In previous years, young birdkeepers with a professional background in aviculture have won the scholarship. However, this year the judging panel wanted to see more amateur breeders come forward.
According to AS chairman, Nigel Hewston, the society itself attracts a broad cross-section of amateur and professional members, which is what the AS wishes to reflect in the scholarship. He said: “This year we will be sending a young amateur to receive the sort of training usually reserved for professionals.
“The AS hopes this will help Arno in his avicultural activities at home, and perhaps have a wider impact by giving him knowledge that he will be able to pass on in his own birdkeeping community.”

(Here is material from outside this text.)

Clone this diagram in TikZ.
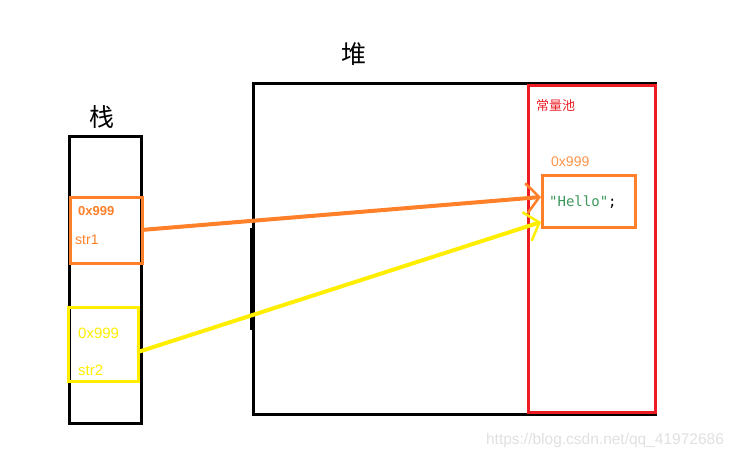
\documentclass[tikz,border=0pt]{standalone}
\usepackage{fontspec}
\setmainfont{Liberation Sans}
\newfontfamily\cjk{Noto Sans CJK SC}
\newfontfamily\monof{DejaVu Sans Mono}
\usetikzlibrary{arrows.meta,calc}
\definecolor{myorange}{RGB}{255,128,40}
\definecolor{myyellow}{RGB}{255,238,0}
\definecolor{myred}{RGB}{237,28,36}
\definecolor{mygreen}{RGB}{60,150,90}
\begin{document}
\begin{tikzpicture}[x=1pt,y=-1pt,
  box/.style={draw,line width=#1,inner sep=0pt,anchor=north west},
  lbl/.style={inner sep=0pt,anchor=center},
  arr/.style={line width=4pt,-{Straight Barb[length=13pt,width=30pt,line width=2.5pt]}}]
\useasboundingbox (0,0) rectangle (736,458);
% stack
\node[box=3pt,minimum width=72pt,minimum height=287pt] (stack) at (68,135) {};
\node[lbl,font=\cjk\fontsize{25}{25}\selectfont] (stacklbl) at (102,117) {栈};
\node[box=3pt,draw=myorange,minimum width=72pt,minimum height=66pt] (s1) at (69,196) {};
\node[lbl,anchor=west,text=myorange,font=\bfseries\fontsize{13}{13}\selectfont] (s1a) at (78,211) {0x999};
\node[lbl,anchor=west,text=myorange,font=\fontsize{14}{14}\selectfont] (s1b) at (75,240) {str1};
\node[box=3pt,draw=myyellow,minimum width=70pt,minimum height=74pt] (s2) at (67,306) {};
\node[lbl,anchor=west,text=myyellow,font=\fontsize{15}{15}\selectfont] (s2a) at (78,333) {0x999};
\node[lbl,anchor=west,text=myyellow,font=\fontsize{15}{15}\selectfont] (s2b) at (78,370) {str2};
% heap
\node[box=2.5pt,minimum width=402pt,minimum height=331pt] (heap) at (252,82) {};
\draw[line width=4pt] (252,228) -- (252,330);
\node[lbl,font=\cjk\fontsize{25}{25}\selectfont] (heaplbl) at (354,54) {堆};
% pool
\node[box=3pt,draw=myred,minimum width=127pt,minimum height=327pt] (pool) at (527,84) {};
\node[lbl,anchor=west,text=myred,font=\cjk\fontsize{13}{13}\selectfont] (poollbl) at (536,106) {常量池};
\node[lbl,anchor=west,text=myorange!85,font=\fontsize{14}{14}\selectfont] (addr) at (551,162) {0x999};
\node[box=3pt,draw=myorange,minimum width=93pt,minimum height=52pt] (hello) at (541,174) {};
\node[lbl,anchor=west,font=\monof\fontsize{14}{14}\selectfont] (hellotxt) at (549,202) {\textcolor{mygreen}{"Hello"};};
% watermark
\node[lbl,text=black!12,font=\fontsize{15.5}{15.5}\selectfont] (wm) at (605,440) {https://blog.csdn.net/qq\_41972686};
% arrows
\coordinate (a1s) at (141,230);
\coordinate (a1e) at (541,197);
\coordinate (a2s) at (138,352);
\coordinate (a2e) at (541,222);
\draw[arr,myorange] (a1s) -- (a1e);
\draw[arr,myyellow] (a2s) -- (a2e);
\end{tikzpicture}
\end{document}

This year, outstanding applications came not only from the UK, but Australia, the United States and Belgium.
Panel judge Simon Bruslund, curator of Heidelberg Zoo, said: “Arno got a ‘beaks-length’ ahead because he demonstrated an apt level of self-reflection and self-criticism paired with the strong desire to improve and learn as much as possible.
“He believes aviculturists need to have a strong sense of ethics to justify their actions and we think this is a fine foundation to become a great advocate for aviculture.”